Stage nineteen up to Selva di Val Gardena, into the heart of the Dolomites, could have been a challenging climbing stage. It wasn’t. The organizers looked for and found the easiest gradients into town. There was a climb at the end but van Impe didn’t participate in the final rush for the line. Hoping to lighten his load for the climb, he had tossed his musette with food and later came down with the hunger knock. It was a strange error for one of the most experienced and finest riders ever to turn a crank. His teammate Alfio Vandi caught up to him and revived van Impe with his own food. The Belgian was able to repair a lot of the damage, but he wasn’t able to attack on a day that he had planned to gain real time. Mario Beccia led Lejarreta across the finish line and Saronni and Visentini finished just 17 seconds behind them.
Stage twenty was the only real day in the mountains, a race on the sinuous and beautiful road around the Gruppo Sella massif with ascents of the Campolongo, Pordoi, Sella, and Gardena passes, and then up the Campolongo again. Alessandro Paganesi rode an epic race by escaping on the first ascent of the Campolongo and holding his lead all the way to the end. It was heroic, but did not affect the outcome of the Giro.

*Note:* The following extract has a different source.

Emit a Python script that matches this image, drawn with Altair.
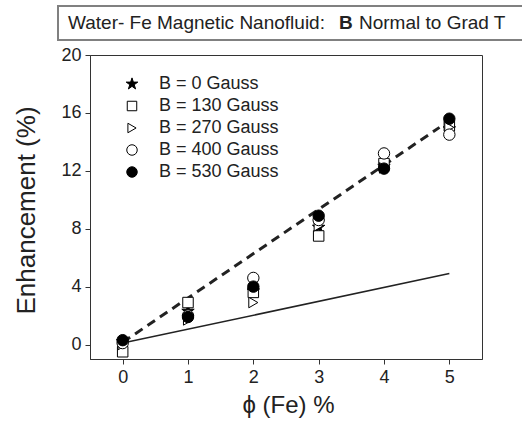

What did matter was Visentini’s attack on the Pordoi, the Cima Coppi for the 1983 edition. Saronni didn’t jump to close the gap, continuing instead to ride at his own measured pace, keeping Visentini in sight. By the top of the Pordoi, Visentini was a minute ahead of Saronni. Over the Sella, the gap remained unchanged. As they climbed the Gardena, Visentini appeared to be weakening and at the top, the gap was down to 40 seconds. Both riders were tiring. After the final ascent of the Campolongo they flew down the hill to Arabba and at the end of this titanic pursuit through the Dolomites, Visentini had managed to hold off Saronni by 29 seconds.
The flat penultimate stage could have given Saronni and his wonderful ability to sprint a chance to gain to bonus seconds, but others beat him, leaving him with a two-minute cushion on a man most thought to be the superior time trialist.

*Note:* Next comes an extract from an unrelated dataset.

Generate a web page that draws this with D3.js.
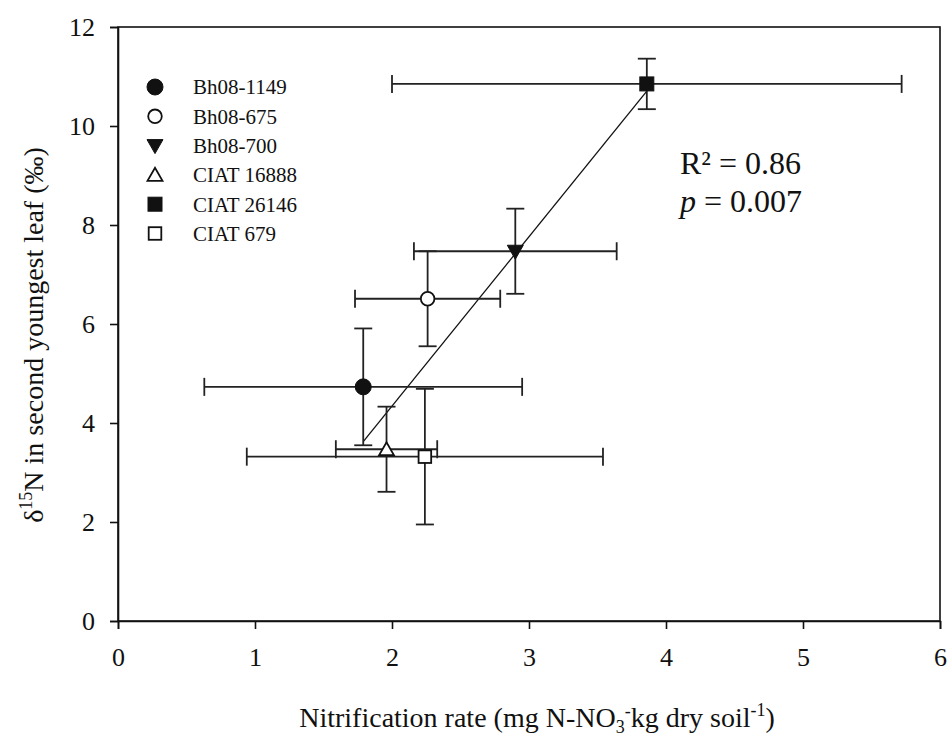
<!DOCTYPE html>
<html><head><meta charset="utf-8">
<script src="https://cdn.jsdelivr.net/npm/d3@7"></script>
<style>
html,body{margin:0;padding:0;background:#fff;}
</style></head>
<body><svg id="c" width="951" height="736"></svg>
<script>
const genotypes = ["Bh08-1149","Bh08-675","Bh08-700","CIAT 16888","CIAT 26146","CIAT 679"];
const nitrification = [1.79, 2.26, 2.90, 1.96, 3.86, 2.24];
const nitrificationErr = [1.16, 0.53, 0.74, 0.37, 1.86, 1.30];
const delta15N = [4.73, 6.51, 7.47, 3.47, 10.85, 3.32];
const delta15NErr = [1.18, 0.96, 0.86, 0.86, 0.51, 1.37];
const symbols = ["circle","circle","triangleDown","triangleUp","square","square"];
const filled = [true,false,true,false,true,false];
const xTicks = [0,1,2,3,4,5,6];
const yTicks = [0,2,4,6,8,10,12];

const FF="Liberation Serif";
const W=951,H=736;
const m={left:118,right:11,top:27,bottom:115};
const svg=d3.select("#c");
const x=d3.scaleLinear().domain([0,6]).range([m.left,W-m.right]);
const y=d3.scaleLinear().domain([0,12]).range([H-m.bottom,m.top]);

svg.append("rect").attr("x",x(0)).attr("y",y(12)).attr("width",x(6)-x(0)).attr("height",y(0)-y(12))
  .attr("fill","none").attr("stroke","#111").attr("stroke-width",1.6);

const xa=svg.append("g").attr("transform",`translate(0,${y(0)})`)
  .call(d3.axisBottom(x).tickValues(xTicks).tickFormat(d3.format("d")).tickSize(8).tickPadding(19));
const ya=svg.append("g").attr("transform",`translate(${x(0)},0)`)
  .call(d3.axisLeft(y).tickValues(yTicks).tickFormat(d3.format("d")).tickSize(8).tickPadding(15));
[xa,ya].forEach(a=>{a.attr("font-family",FF).attr("font-size",26);
  a.select(".domain").attr("stroke","#111").attr("stroke-width",1.6);
  a.selectAll(".tick line").attr("stroke","#111").attr("stroke-width",1.6);
  a.selectAll(".tick text").attr("fill","#111");});

const data=genotypes.map((g,i)=>({g,x:nitrification[i],xe:nitrificationErr[i],y:delta15N[i],ye:delta15NErr[i],s:symbols[i],f:filled[i]}));

const mx=d3.mean(data,d=>d.x),my=d3.mean(data,d=>d.y);
const slope=d3.sum(data,d=>(d.x-mx)*(d.y-my))/d3.sum(data,d=>(d.x-mx)**2);
const icpt=my-slope*mx;
const [x0,x1]=d3.extent(data,d=>d.x);
svg.append("line").attr("x1",x(x0)).attr("y1",y(icpt+slope*x0)).attr("x2",x(x1)).attr("y2",y(icpt+slope*x1))
  .attr("stroke","#111").attr("stroke-width",1.3);

const eb=svg.append("g").attr("stroke","#222").attr("stroke-width",1.8).attr("fill","none");
const cap=9;
data.forEach(d=>{
  eb.append("line").attr("x1",x(d.x-d.xe)).attr("x2",x(d.x+d.xe)).attr("y1",y(d.y)).attr("y2",y(d.y));
  eb.append("line").attr("x1",x(d.x-d.xe)).attr("x2",x(d.x-d.xe)).attr("y1",y(d.y)-cap).attr("y2",y(d.y)+cap);
  eb.append("line").attr("x1",x(d.x+d.xe)).attr("x2",x(d.x+d.xe)).attr("y1",y(d.y)-cap).attr("y2",y(d.y)+cap);
  eb.append("line").attr("x1",x(d.x)).attr("x2",x(d.x)).attr("y1",y(d.y-d.ye)).attr("y2",y(d.y+d.ye));
  eb.append("line").attr("x1",x(d.x)-cap).attr("x2",x(d.x)+cap).attr("y1",y(d.y-d.ye)).attr("y2",y(d.y-d.ye));
  eb.append("line").attr("x1",x(d.x)-cap).attr("x2",x(d.x)+cap).attr("y1",y(d.y+d.ye)).attr("y2",y(d.y+d.ye));
});

function sym(g,s,f,cx,cy){
  const st={fill:f?"#111":"#fff",stroke:"#111","stroke-width":f?1:1.8};
  let el;
  if(s==="circle"){el=g.append("circle").attr("cx",cx).attr("cy",cy).attr("r",f?8:6.8);}
  else if(s==="square"){const h=f?7:6.3;el=g.append("rect").attr("x",cx-h).attr("y",cy-h).attr("width",2*h).attr("height",2*h);}
  else if(s==="triangleDown"){el=g.append("path").attr("d",`M${cx-8},${cy-6}L${cx+8},${cy-6}L${cx},${cy+8}Z`);}
  else {el=g.append("path").attr("d",`M${cx-7.5},${cy+6}L${cx+7.5},${cy+6}L${cx},${cy-7}Z`);}
  Object.entries(st).forEach(([k,v])=>el.attr(k,v));
}
const mk=svg.append("g");
data.forEach(d=>sym(mk,d.s,d.f,x(d.x),y(d.y)));

const txt=(sel,size)=>sel.append("text").attr("font-family",FF).attr("font-size",size).attr("fill","#111");

const lg=svg.append("g");
genotypes.forEach((g,i)=>{
  const cy=87+i*29.3;
  sym(lg,symbols[i],filled[i],155,cy);
  txt(lg,21).attr("x",193).attr("y",cy).attr("dy","0.35em").text(g);
});

txt(svg,32).attr("x",680).attr("y",174).text("R² = 0.86");
const st2=txt(svg,32).attr("x",680).attr("y",212);
st2.append("tspan").attr("font-style","italic").text("p");
st2.append("tspan").text(" = 0.007");

const xt=txt(svg,28).attr("x",537).attr("y",727).attr("text-anchor","middle");
xt.append("tspan").text("Nitrification rate (mg N-NO");
xt.append("tspan").attr("font-size",18).attr("dy",6).text("3");
xt.append("tspan").attr("font-size",18).attr("dy",-16).text("-");
xt.append("tspan").attr("dy",10).text("kg dry soil");
xt.append("tspan").attr("font-size",18).attr("dy",-11).text("-1");
xt.append("tspan").attr("dy",11).text(")");

const yt=txt(svg,28).attr("transform",`translate(43,335) rotate(-90)`).attr("text-anchor","middle");
yt.append("tspan").text("δ");
yt.append("tspan").attr("font-size",18).attr("dy",-11).text("15");
yt.append("tspan").attr("dy",11).text("N in second youngest leaf (‰)");
</script></body></html>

“Expect a surprise,” Visentini predicted.
With only the final 40-kilometer time trial stage left, the General Classification looked like this:
1. Giuseppe Saronni
2. Roberto Visentini @ 1 minute 56 seconds
3. Alberto Fernández @ 2 minutes 50 seconds
4. Mario Beccia @ 4 minutes 1 second
5. Marino Lejarreta @ 5 minutes 9 seconds
Looking stylish and elegant on his bike, Visentini did win the stage, but took only 49 seconds out of Saronni, not nearly enough to wrest the Pink Jersey.

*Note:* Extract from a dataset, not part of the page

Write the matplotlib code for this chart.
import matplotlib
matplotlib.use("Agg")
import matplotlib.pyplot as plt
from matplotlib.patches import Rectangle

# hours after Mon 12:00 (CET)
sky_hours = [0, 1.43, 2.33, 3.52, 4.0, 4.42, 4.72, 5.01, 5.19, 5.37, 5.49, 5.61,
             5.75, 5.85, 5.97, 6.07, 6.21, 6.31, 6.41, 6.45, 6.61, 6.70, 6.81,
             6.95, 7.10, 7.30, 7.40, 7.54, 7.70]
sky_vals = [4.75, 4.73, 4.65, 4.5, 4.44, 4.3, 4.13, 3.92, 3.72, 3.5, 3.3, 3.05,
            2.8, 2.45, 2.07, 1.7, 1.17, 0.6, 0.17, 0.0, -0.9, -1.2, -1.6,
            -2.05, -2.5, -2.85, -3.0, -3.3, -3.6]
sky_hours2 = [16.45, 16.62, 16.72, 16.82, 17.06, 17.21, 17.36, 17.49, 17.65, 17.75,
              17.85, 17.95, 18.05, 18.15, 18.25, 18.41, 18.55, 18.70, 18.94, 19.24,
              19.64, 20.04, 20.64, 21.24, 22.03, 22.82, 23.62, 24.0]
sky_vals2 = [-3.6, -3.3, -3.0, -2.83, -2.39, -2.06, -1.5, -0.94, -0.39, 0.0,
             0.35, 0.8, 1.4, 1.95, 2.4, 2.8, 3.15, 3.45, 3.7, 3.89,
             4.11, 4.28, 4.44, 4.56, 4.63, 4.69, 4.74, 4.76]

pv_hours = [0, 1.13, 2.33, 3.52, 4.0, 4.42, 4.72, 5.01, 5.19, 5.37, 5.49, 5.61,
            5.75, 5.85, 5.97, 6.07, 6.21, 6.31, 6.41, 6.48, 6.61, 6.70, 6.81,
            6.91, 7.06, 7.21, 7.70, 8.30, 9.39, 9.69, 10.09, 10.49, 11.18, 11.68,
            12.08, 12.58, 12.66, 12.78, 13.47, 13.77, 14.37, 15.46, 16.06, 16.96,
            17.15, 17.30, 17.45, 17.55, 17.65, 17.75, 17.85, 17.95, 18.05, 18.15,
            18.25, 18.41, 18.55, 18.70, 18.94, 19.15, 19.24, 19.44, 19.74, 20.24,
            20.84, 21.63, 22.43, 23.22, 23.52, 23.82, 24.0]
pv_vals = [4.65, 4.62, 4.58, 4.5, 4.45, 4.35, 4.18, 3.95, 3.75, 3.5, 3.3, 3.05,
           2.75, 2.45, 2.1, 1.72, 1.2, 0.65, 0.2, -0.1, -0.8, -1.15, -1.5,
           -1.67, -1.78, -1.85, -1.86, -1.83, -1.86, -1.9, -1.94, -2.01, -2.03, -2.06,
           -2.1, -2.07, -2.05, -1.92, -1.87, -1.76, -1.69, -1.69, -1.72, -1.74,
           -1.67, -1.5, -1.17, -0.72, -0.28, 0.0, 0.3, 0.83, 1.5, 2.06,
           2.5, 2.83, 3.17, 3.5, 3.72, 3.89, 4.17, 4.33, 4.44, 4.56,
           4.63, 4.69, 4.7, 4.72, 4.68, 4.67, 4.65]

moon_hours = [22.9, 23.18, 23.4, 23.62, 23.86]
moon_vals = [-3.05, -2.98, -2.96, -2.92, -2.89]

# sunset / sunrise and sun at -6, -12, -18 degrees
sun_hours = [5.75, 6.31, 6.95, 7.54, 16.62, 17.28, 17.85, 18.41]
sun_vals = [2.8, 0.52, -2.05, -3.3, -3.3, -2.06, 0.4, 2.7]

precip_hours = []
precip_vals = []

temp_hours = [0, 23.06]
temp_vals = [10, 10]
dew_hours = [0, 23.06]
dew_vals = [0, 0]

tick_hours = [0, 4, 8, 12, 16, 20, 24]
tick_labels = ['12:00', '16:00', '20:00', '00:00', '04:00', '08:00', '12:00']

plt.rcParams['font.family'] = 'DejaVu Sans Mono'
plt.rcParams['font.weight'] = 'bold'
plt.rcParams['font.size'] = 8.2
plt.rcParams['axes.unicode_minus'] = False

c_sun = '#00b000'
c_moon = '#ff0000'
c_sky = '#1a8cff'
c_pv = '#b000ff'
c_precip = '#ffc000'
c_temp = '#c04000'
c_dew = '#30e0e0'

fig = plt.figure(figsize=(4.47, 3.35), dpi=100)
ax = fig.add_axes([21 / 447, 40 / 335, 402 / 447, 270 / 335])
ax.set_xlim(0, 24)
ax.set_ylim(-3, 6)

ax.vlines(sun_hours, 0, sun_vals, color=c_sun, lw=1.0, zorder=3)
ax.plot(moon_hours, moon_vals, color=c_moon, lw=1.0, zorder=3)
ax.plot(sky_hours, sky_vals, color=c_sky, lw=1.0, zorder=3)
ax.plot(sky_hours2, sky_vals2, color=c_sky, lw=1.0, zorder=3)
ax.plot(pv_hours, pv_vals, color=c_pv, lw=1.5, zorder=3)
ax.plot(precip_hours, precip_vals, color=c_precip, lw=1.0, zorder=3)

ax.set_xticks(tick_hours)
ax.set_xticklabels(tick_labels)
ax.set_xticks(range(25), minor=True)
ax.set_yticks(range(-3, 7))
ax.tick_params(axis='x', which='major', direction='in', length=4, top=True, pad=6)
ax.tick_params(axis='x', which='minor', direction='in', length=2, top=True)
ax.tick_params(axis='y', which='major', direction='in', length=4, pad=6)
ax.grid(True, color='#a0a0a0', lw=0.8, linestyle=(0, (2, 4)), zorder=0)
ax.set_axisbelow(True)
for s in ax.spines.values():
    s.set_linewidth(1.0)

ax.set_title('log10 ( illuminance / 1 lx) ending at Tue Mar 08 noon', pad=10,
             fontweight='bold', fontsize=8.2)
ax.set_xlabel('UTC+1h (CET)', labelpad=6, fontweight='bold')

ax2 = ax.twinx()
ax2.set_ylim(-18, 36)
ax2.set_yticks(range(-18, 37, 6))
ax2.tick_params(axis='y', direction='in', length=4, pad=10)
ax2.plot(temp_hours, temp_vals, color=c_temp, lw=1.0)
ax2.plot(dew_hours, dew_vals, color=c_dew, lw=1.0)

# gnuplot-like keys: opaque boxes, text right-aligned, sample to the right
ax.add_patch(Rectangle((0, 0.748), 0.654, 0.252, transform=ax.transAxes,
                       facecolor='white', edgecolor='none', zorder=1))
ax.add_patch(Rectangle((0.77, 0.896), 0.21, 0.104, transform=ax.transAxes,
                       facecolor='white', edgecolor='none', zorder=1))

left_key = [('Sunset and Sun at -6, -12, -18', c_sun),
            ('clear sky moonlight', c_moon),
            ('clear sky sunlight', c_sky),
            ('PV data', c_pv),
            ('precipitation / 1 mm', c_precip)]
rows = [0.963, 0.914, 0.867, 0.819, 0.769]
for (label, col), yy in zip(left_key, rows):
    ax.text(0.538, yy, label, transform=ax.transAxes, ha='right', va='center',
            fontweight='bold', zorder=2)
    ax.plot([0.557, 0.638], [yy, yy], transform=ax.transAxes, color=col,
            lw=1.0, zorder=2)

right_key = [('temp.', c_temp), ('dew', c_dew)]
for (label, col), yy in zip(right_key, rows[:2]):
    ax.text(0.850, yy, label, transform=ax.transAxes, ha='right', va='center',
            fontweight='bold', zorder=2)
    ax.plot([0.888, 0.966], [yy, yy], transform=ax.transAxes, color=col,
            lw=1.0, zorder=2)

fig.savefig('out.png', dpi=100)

When I visited Italy that fall for the Milan bike show I heard unbelievable stories about an attempt to sabotage Saronni’s time trial ride, but half-doubted them as gossip. It turns out they were true. Visentini rode Battaglin bikes equipped with FIR rims and the owner of FIR, Giovanni Arrigoni, was a little too eager for a Giro victory on his equipment. Signor Arrigoni traveled to the hotel in Gorizia where Saronni’s Del Tongo team was spending the night before the time trial and tried to bribe two of staff to put Guttalax, an extremely powerful laxative, in Saronni’s food. Despite the offer of two million lire (about 1,500 US dollars), the alarmed hotel employees called the police and the press and Arrigoni was arrested. Saronni’s food was safe. It was a strange move for a well-liked man whose company was enjoying extraordinary worldwide success in the rim market and who had contracted to have Saronni use his wheels the following season.
Giuseppe Saronni
Final 1983 Giro d’Italia General Classification:
1. Giuseppe Saronni (Del Tongo-Colnago) 100 hours 45 minutes 30 seconds
2. Roberto Visentini (Inoxpran-Lumenflon) @ 1 minute 7 seconds
3. Alberto Fernández (Gemeaz Cusin-Zor) @ 3 minutes 40 seconds
4. Mario Beccia (Malvor-Bottecchia) @ 5 minutes 55 seconds
5. Dietrich Thurau (Del Tongo-Colnago) @ 7 minutes 44 seconds
Climbers’ Competition:
1. Lucien van Impe (Metauro Mobili-Pinarello): 70 points
2. Alberto Fernández (Gemeaz Cusin-Zor): 43
3. Tie between Marino Lejarreta (Alfa Lum-Olmo) and Pedro Muñoz (Gemeaz Cusin-Zor): 27
Points Competition:
1. Giuseppe Saronni (Del Tongo-Colnago): 223 points
2. Moreno Argentin (Sammontana-Campagnolo): 149
3. Frank Hoste (Maria Pia-Europ Decor-Dries): 139
Visentini complained that his actual riding time was less than Saronni’s and without the time bonuses, he would have won the Giro. Saronni won 3 minutes 20 seconds in bonuses compared to Visentini’s 1 minute 25 seconds. By my arithmetic Visentini rode the 1983 Giro 48 seconds faster. But, them’s the rules Roberto, and that’s how the game is judged.
The 1983 Giro being run over such an easy course, probably the least challenging postwar route to date, was raced at the then record pace of 38.937 kilometers per hour, finally beating 1957’s record 37.488 kilometers per hour held by Gastone Nencini. 1957’s Giro was fast not because the course was easy, but because the competition that year was nothing less than savage.